Last month the EPA announced that despite urging from the scientific community, it will not ban the dangerous pesticide chlorpyrifos. Now six states are fighting back against the decision.
California, New York, Massachusetts, Washington, Maryland and Vermont have filed a lawsuit against the EPA arguing the chloypyrifos poses a significant danger to human health and should be banned.
A similar lawsuit has been filed by Earthjustice on behalf of the environmental and health groups that advocate for environmentalists, farmworkers, and people with learning disabilities.
The EPA argues that environmental groups do not have enough data to determine that chlorpyrifos isn’t safe.
“Registration review is a comprehensive, scientific and transparent process that will further evaluate the potential effects of chlorpyrifos. EPA has also been engaged in discussions with the chlorpyrifos registrants that could result in further use limitations,” the EPA told The Hill.
The state of California, which is also fighting the EPA over their decision to block the state’s ability to put warning labels on products containing glyphosate, is furious. “California is doing its part to address the harms of this pesticide and it’s time for D.C. to do theirs,” said California Governor Gavin Newsom.“Chlorpyrifos causes significant harm to our children, farmworkers, and vulnerable communities.”
“Parents shouldn’t have to question whether everyday fruits and vegetables will poison their children,” California Attorney General Becerra said. “The EPA is egregiously sacrificing our children’s health by refusing to make a determination on this dangerous pesticide.”

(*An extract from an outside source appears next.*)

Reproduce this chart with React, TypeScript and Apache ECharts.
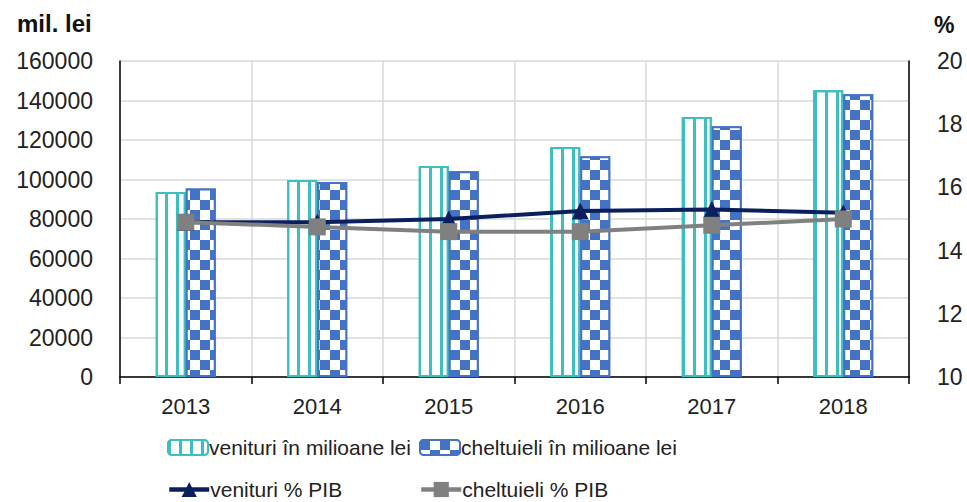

The states argue that the EPA failed to comply with the language in the Federal Food, Drug, and Cosmetic Act that requires the agency to “ensure that there’s reasonable certainty that no harm will result to infants and children from exposure over time to the pesticide’s chemical residue.”
“Rather than carrying the burden of finding that the tolerances of Chlorpyrifos are safe, the EPA wrongly placed the burden on the petitioners to furnish “valid, complete, and reliable data that set forth why tolerances are unsafe,” stated the lawsuit.
Chlorpyrifos is a pesticide used in a variety of crops. It has been linked to developmental disabilities, learning and memory issues, prolonged nerve and muscle stimulation, and other serious health problems in children. It was banned by the EPA in 2001 for household use.